Amsterdam is regarded by many as the city with the most intricate and efficient navigable waterways in the world. It was once the financial hub for all of Europe but today is known more for its ‘tolerant’ character with regards to activities such as prostitution and cannabis.
It has over 50 museums satisfying the hunger of many tourism tastes including that of art, architecture, diamonds, Jewish history, war history and beer. There are even museums displaying the history of sex, erotica, hash and torture. The museums vary in size from the grandiose of the Rijksmuseum to the fascinating Amstelkring, also known as Out Lord in the Attic, in the Red Light district.
Despite its rich and turbulent art, religious and trade history, the city had a modest beginning early in the 13th century as a fishing village and by the middle of the 13th century construction of ‘ Aemestelledam , medieval Dutch for ‘Dam in the Amstel, commenced. The first canals were then built for defence and water management but the ease of transporting traded goods between ships from all over the world contributed to the expansion of the 17th century.
By 1660, the city had quadrupled in size with 3 main canals. Both sides of the canals were lined with houses of wealthy merchants reaping the benefits of having their goods delivered to their doorstep on the water.
Although, in the early 20th century, many canals were filled in to allow for the building of more roads, a quarter of the city’s area still consists of waterways with up to 65 miles of ancient canals. There are now 5 main concentric semi-circles of canals or ‘grachts’ called Singel, Herengracht, Keizersgracht, Prinsengracht and Singelgracht.
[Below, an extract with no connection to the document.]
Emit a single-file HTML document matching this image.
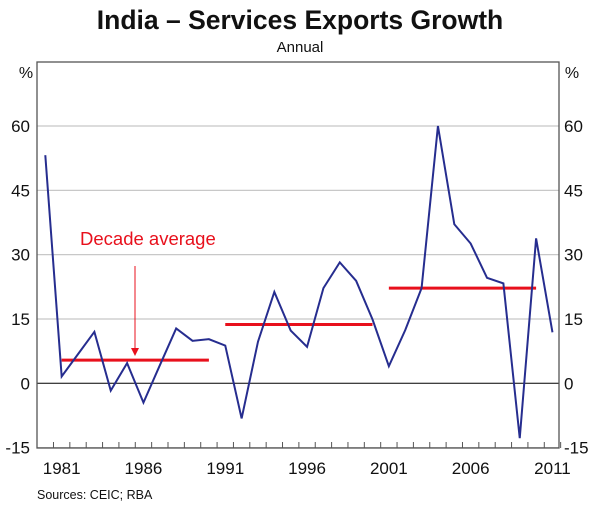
<!DOCTYPE html>
<html><head><meta charset="utf-8"><style>
body{margin:0;background:#fff;}
svg{display:block;font-family:"Liberation Sans",Arial,sans-serif;}
</style></head><body>
<svg id="chart" width="600" height="513" viewBox="0 0 600 513">
<text x="300" y="29" text-anchor="middle" font-size="26.5" font-weight="bold" fill="#111">India – Services Exports Growth</text>
<text x="300" y="52" text-anchor="middle" font-size="15" fill="#111">Annual</text>
<text x="26" y="78" text-anchor="middle" font-size="16" fill="#111">%</text>
<text x="572" y="78" text-anchor="middle" font-size="16" fill="#111">%</text>
<g id="grid"></g>
<g id="marks"></g>
<rect x="37" y="62" width="522" height="386" fill="none" stroke="#555" stroke-width="1.3"/>
<g id="axes"></g>
<text x="37" y="499" font-size="12.5" fill="#111">Sources: CEIC; RBA</text>
</svg>
<script>
const years=[1980,1981,1982,1983,1984,1985,1986,1987,1988,1989,1990,1991,1992,1993,1994,1995,1996,1997,1998,1999,2000,2001,2002,2003,2004,2005,2006,2007,2008,2009,2010,2011];
const growth=[53.2,1.6,6.8,12.0,-1.7,4.7,-4.5,4.2,12.8,9.9,10.3,8.8,-8.2,9.7,21.3,12.3,8.5,22.2,28.2,23.9,14.9,4.0,12.4,22.2,60,37.1,32.6,24.6,23.3,-12.8,33.8,11.9];
const avgStart=[1981,1991,2001];
const avgEnd=[1990,2000,2010];
const avgValues=[5.4,13.7,22.2];
const yTicks=[-15,0,15,30,45,60];
const xLabels=[1981,1986,1991,1996,2001,2006,2011];
const NS='http://www.w3.org/2000/svg';
const X=y=>45.3+(y-1980)*16.36;
const Y=v=>383.3-v*4.288;
function mk(tag,attrs,parent){const e=document.createElementNS(NS,tag);for(const k in attrs)e.setAttribute(k,attrs[k]);document.getElementById(parent).appendChild(e);return e;}
yTicks.forEach(v=>{
  const g=mk('line',{x1:37,x2:559,y1:Y(v),y2:Y(v),stroke:v===0?'#000':'#c8c8c8','stroke-width':v===0?1:1.2},'grid');
  
  
  const l=mk('text',{x:30,y:Y(v)+6,'text-anchor':'end','font-size':17,fill:'#111'},'axes');l.textContent=v;
  
  
  const r=mk('text',{x:564,y:Y(v)+6,'text-anchor':'start','font-size':17,fill:'#111'},'axes');r.textContent=v;
  
  
});
for(let y=1980;y<=2011;y++){
  const t=mk('line',{x1:X(y)+8.18,x2:X(y)+8.18,y1:448,y2:442,stroke:'#555','stroke-width':1},'axes');
  
  
}
xLabels.forEach(y=>{
  const t=mk('text',{x:X(y),y:474,'text-anchor':'middle','font-size':17,fill:'#111'},'axes');t.textContent=y;
  
  
});
avgValues.forEach((v,i)=>{
  const l=mk('line',{x1:X(avgStart[i]),x2:X(avgEnd[i]),y1:Y(v),y2:Y(v),stroke:'#e8101c','stroke-width':3},'marks');
  
  
});
const p=mk('polyline',{points:years.map((y,i)=>X(y)+','+Y(growth[i])).join(' '),fill:'none',stroke:'#262d8f','stroke-width':2,'stroke-linejoin':'miter'},'marks');


const lab=mk('text',{x:80,y:245,'font-size':18.5,fill:'#e8101c'},'marks');lab.textContent='Decade average';


const ar=mk('line',{x1:135,x2:135,y1:266,y2:350,stroke:'#e8101c','stroke-width':1},'marks');


const ah=mk('polygon',{points:'131,348 139,348 135,356',fill:'#e8101c'},'marks');


</script>
</body></html>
Today the original dam is known as the famous Dam Square. Damrak, the main road leading into Dam Square was once the end of the Amstel River. It remains in the heart of the city and although not everyone’s image of beauty, is flanked by the Royal Palace and remembered as the meeting point for Napoleon and his troops during the 1808 takeover of the city.
An array of transport modes are available to get around the sites of Amsterdam including buses, trams, the subway, taxis, cars and even bikes. However, for door to door services like the ancient residents, the public transport operators Museumboat and the Canal Bus, stop at almost all of Amsterdam’s museums and attractions via the web of canals. Some of these main attractions include Anne Frank’s house, Madame Tussaud, Rembrandt’s house, Stedelijk Museum, Van Gogh’s Museum, Heineken Brewery Museum, Diamond Factory Tours and the Jewish Historical Museum.
As Amsterdam was built to be appreciated from the water, there are endless types of canal cruises on offer. The historical luxury Saloon boat cruises are appealingly restored from their original early 20th century creations. They were once sailed by professionals to entertain their clients and guests.
Cruises from the various fleets can be taken at virtually any meal time including breakfast, lunch, high tea and even cheese, wine or beer tasting. Dinner time cruises offer the choice of cuisine including Thai, French, Indonesian, barbeque, pizza, sushi and even pancakes.
Other themed cruises cater for lovers of music, cocktails and drinks, theatre, romance, children’s parties, antique ferryboats, literature and of course the famous red light district.
The central part of the city revolving around Dam Square is divided by Damrak into the old part (Oude Zijdse) on the east side and the new part (Nieuwe Zijdse) on the west side. The Oude Zijdse was once a hive of activity during the middle ages and Amsterdam’s Golden Age of the 17th century. Boats would sail up to Nieuwe Markt to have goods weighed at the Waag before being traded. Attractions of the Oude Zijdse include the gothic Oude kerk which is the oldest church in Amsterdam dating back to the 13th century. Passers by often hear the exquisitely toned 1724 organ in the summer months through the beautiful stain glass windows.
The major modern museums are found in the Nieuwe Zijdse as is the pedestrians-only shopping street, Nieuwedijk.
Coffee shops and cafes are found all over the city. Generally speaking, cafes serve only standard non-alcoholic beverages and food. Coffee shops present more liberal menus for their customers to meet their various consumption desires.
Apart from the smorgasbord of restaurants, coffee shops, cafes and museums many squares (pleins) and parks provide visitors with down time after busy days. Relax in Vondelpark near Leidesplein, which is also the main nightlife area, or just past Waterloo plein is the Hortus Botanicus and Artis ( one of the oldest zoos in the world ) Leidesplein, Leidesestraat, Rembrandtplein, Muntplein and Museumplein all are lined with various boutique, family, budget and modern hotels. The luxurious Hotel Krasnapolski and Amstel Hotel both date back to the 19th century.
Amsterdam has something for everyone to do including children and on any budget. Its relaxed atmosphere and modern approach to life is welcoming yet allows for escapism back in time for a valuable historical education.